*What this task involves:*
Retype nothing but the lines from the start of the material up to and including the line with "minor_vals.append(k * 10.0 ** e)". Pictures don't belong in the copy.

*Information supplied:*

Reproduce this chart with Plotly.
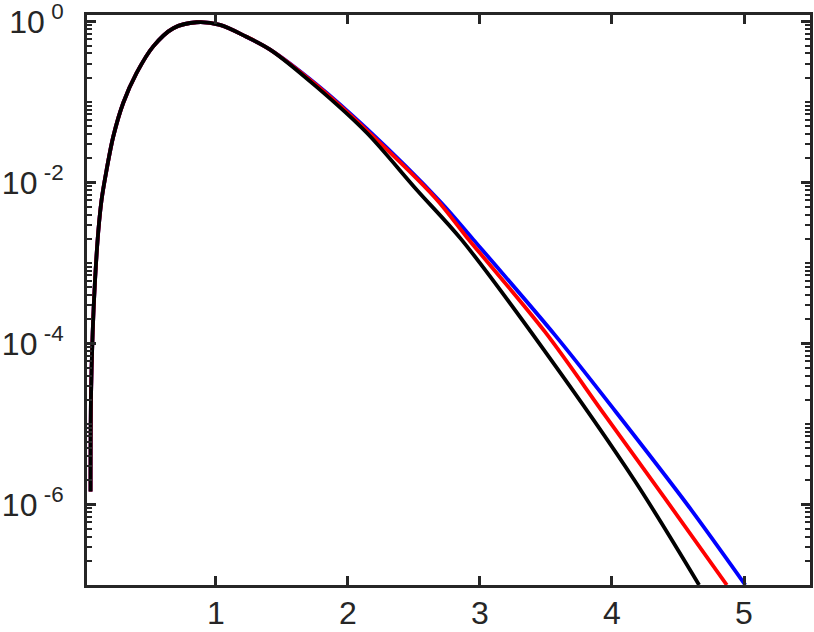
import plotly.graph_objects as go

# ---- data (x, y) ----
x_black = [0.050, 0.053, 0.066, 0.083, 0.108, 0.134, 0.172, 0.222, 0.298, 0.399,
           0.525, 0.677, 0.854, 1.03, 1.23, 1.41, 1.76, 2.14, 2.52, 2.86,
           3.48, 4.17, 4.66]
y_black = [1.45e-6, 2.04e-5, 1.38e-4, 5.75e-4, 2.40e-3, 6.17e-3, 1.45e-2, 3.72e-2, 9.77e-2, 0.229,
           0.490, 0.824, 0.977, 0.906, 0.646, 0.447, 0.155, 0.0417, 8.13e-3, 1.95e-3,
           8.51e-5, 2.00e-6, 1.0e-7]

x_red = [0.050, 0.053, 0.066, 0.083, 0.108, 0.134, 0.172, 0.222, 0.298, 0.399,
         0.525, 0.677, 0.854, 1.03, 1.23, 1.41, 1.76, 2.14, 2.66, 2.90,
         3.49, 3.95, 4.40, 4.87]
y_red = [1.45e-6, 2.04e-5, 1.38e-4, 5.75e-4, 2.40e-3, 6.17e-3, 1.45e-2, 3.72e-2, 9.77e-2, 0.229,
         0.490, 0.824, 0.977, 0.906, 0.646, 0.447, 0.162, 0.0447, 6.46e-3, 2.09e-3,
         1.41e-4, 1.26e-5, 1.20e-6, 1.0e-7]

x_blue = [0.050, 0.053, 0.066, 0.083, 0.108, 0.134, 0.172, 0.222, 0.298, 0.399,
          0.525, 0.677, 0.854, 1.03, 1.23, 1.41, 1.76, 2.14, 2.70, 2.95,
          3.57, 4.03, 4.57, 5.01]
y_blue = [1.45e-6, 2.04e-5, 1.38e-4, 5.75e-4, 2.40e-3, 6.17e-3, 1.45e-2, 3.72e-2, 9.77e-2, 0.229,
          0.490, 0.824, 0.977, 0.906, 0.646, 0.447, 0.166, 0.0468, 5.75e-3, 1.95e-3,
          1.26e-4, 1.41e-5, 1.00e-6, 1.0e-7]

x_ticks = [1, 2, 3, 4, 5]
x_tick_labels = ["1", "2", "3", "4", "5"]
y_ticks = [1, 1e-2, 1e-4, 1e-6]
y_tick_labels = ["10<sup> 0</sup>", "10<sup> -2</sup>", "10<sup> -4</sup>", "10<sup> -6</sup>"]

AX = "#262626"
FONT = "Liberation Sans, Arial, sans-serif"

minor_vals = []
for e in range(-7, 1):
    if e % 2 != 0:
        minor_vals.append(10.0 ** e)
    for k in range(2, 10):
        minor_vals.append(k * 10.0 ** e)

fig = go.Figure()
for xs, ys, col in [(x_blue, y_blue, "#0000ff"), (x_red, y_red, "#ff0000"), (x_black, y_black, "#000000")]:
    fig.add_trace(go.Scatter(x=xs, y=ys, mode="lines",
                             line=dict(color=col, width=3.8, shape="spline", smoothing=0.9),
                             showlegend=False, hoverinfo="skip"))

fig.update_layout(
    width=814, height=632,
    margin=dict(l=87, r=4, t=15, b=47, autoexpand=False),
    paper_bgcolor="white", plot_bgcolor="white",
    font=dict(family=FONT, size=32, color=AX),
    showlegend=False,
)
fig.update_xaxes(
    range=[0.023, 5.5], showgrid=False, zeroline=False, automargin=False,
    showline=True, linewidth=3, linecolor=AX, mirror="allticks",
    ticks="inside", ticklen=9, tickwidth=2.5, tickcolor=AX,
    tickmode="array", tickvals=x_ticks, ticktext=x_tick_labels,
    tickfont=dict(family=FONT, size=32, color=AX), ticklabelstandoff=-2,
    ticklabeloverflow="allow",
)
fig.update_yaxes(
    type="log", range=[-7, 0.08], showgrid=False, zeroline=False, automargin=False,
    showline=True, linewidth=3, linecolor=AX, mirror="allticks",
    ticks="inside", ticklen=9, tickwidth=2.5, tickcolor=AX,
    tickmode="array", tickvals=y_ticks, ticktext=y_tick_labels,
    tickfont=dict(family=FONT, size=32, color=AX), ticklabelstandoff=14,
    ticklabeloverflow="allow",
    minor=dict(ticks="inside", ticklen=5, tickwidth=2, tickcolor=AX,
               tickmode="array", tickvals=minor_vals, showgrid=False),
)

# remove the default 8px page margin so the 814x632 figure fills the window
fig.write_html("out.html", config={"displayModeBar": False},
               post_script="document.body.style.margin='0px';")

*Output of the task:*
Reproduce this chart with Plotly.
import plotly.graph_objects as go

# ---- data (x, y) ----
x_black = [0.050, 0.053, 0.066, 0.083, 0.108, 0.134, 0.172, 0.222, 0.298, 0.399,
           0.525, 0.677, 0.854, 1.03, 1.23, 1.41, 1.76, 2.14, 2.52, 2.86,
           3.48, 4.17, 4.66]
y_black = [1.45e-6, 2.04e-5, 1.38e-4, 5.75e-4, 2.40e-3, 6.17e-3, 1.45e-2, 3.72e-2, 9.77e-2, 0.229,
           0.490, 0.824, 0.977, 0.906, 0.646, 0.447, 0.155, 0.0417, 8.13e-3, 1.95e-3,
           8.51e-5, 2.00e-6, 1.0e-7]

x_red = [0.050, 0.053, 0.066, 0.083, 0.108, 0.134, 0.172, 0.222, 0.298, 0.399,
         0.525, 0.677, 0.854, 1.03, 1.23, 1.41, 1.76, 2.14, 2.66, 2.90,
         3.49, 3.95, 4.40, 4.87]
y_red = [1.45e-6, 2.04e-5, 1.38e-4, 5.75e-4, 2.40e-3, 6.17e-3, 1.45e-2, 3.72e-2, 9.77e-2, 0.229,
         0.490, 0.824, 0.977, 0.906, 0.646, 0.447, 0.162, 0.0447, 6.46e-3, 2.09e-3,
         1.41e-4, 1.26e-5, 1.20e-6, 1.0e-7]

x_blue = [0.050, 0.053, 0.066, 0.083, 0.108, 0.134, 0.172, 0.222, 0.298, 0.399,
          0.525, 0.677, 0.854, 1.03, 1.23, 1.41, 1.76, 2.14, 2.70, 2.95,
          3.57, 4.03, 4.57, 5.01]
y_blue = [1.45e-6, 2.04e-5, 1.38e-4, 5.75e-4, 2.40e-3, 6.17e-3, 1.45e-2, 3.72e-2, 9.77e-2, 0.229,
          0.490, 0.824, 0.977, 0.906, 0.646, 0.447, 0.166, 0.0468, 5.75e-3, 1.95e-3,
          1.26e-4, 1.41e-5, 1.00e-6, 1.0e-7]

x_ticks = [1, 2, 3, 4, 5]
x_tick_labels = ["1", "2", "3", "4", "5"]
y_ticks = [1, 1e-2, 1e-4, 1e-6]
y_tick_labels = ["10<sup> 0</sup>", "10<sup> -2</sup>", "10<sup> -4</sup>", "10<sup> -6</sup>"]

AX = "#262626"
FONT = "Liberation Sans, Arial, sans-serif"

minor_vals = []
for e in range(-7, 1):
    if e % 2 != 0:
        minor_vals.append(10.0 ** e)
    for k in range(2, 10):
        minor_vals.append(k * 10.0 ** e)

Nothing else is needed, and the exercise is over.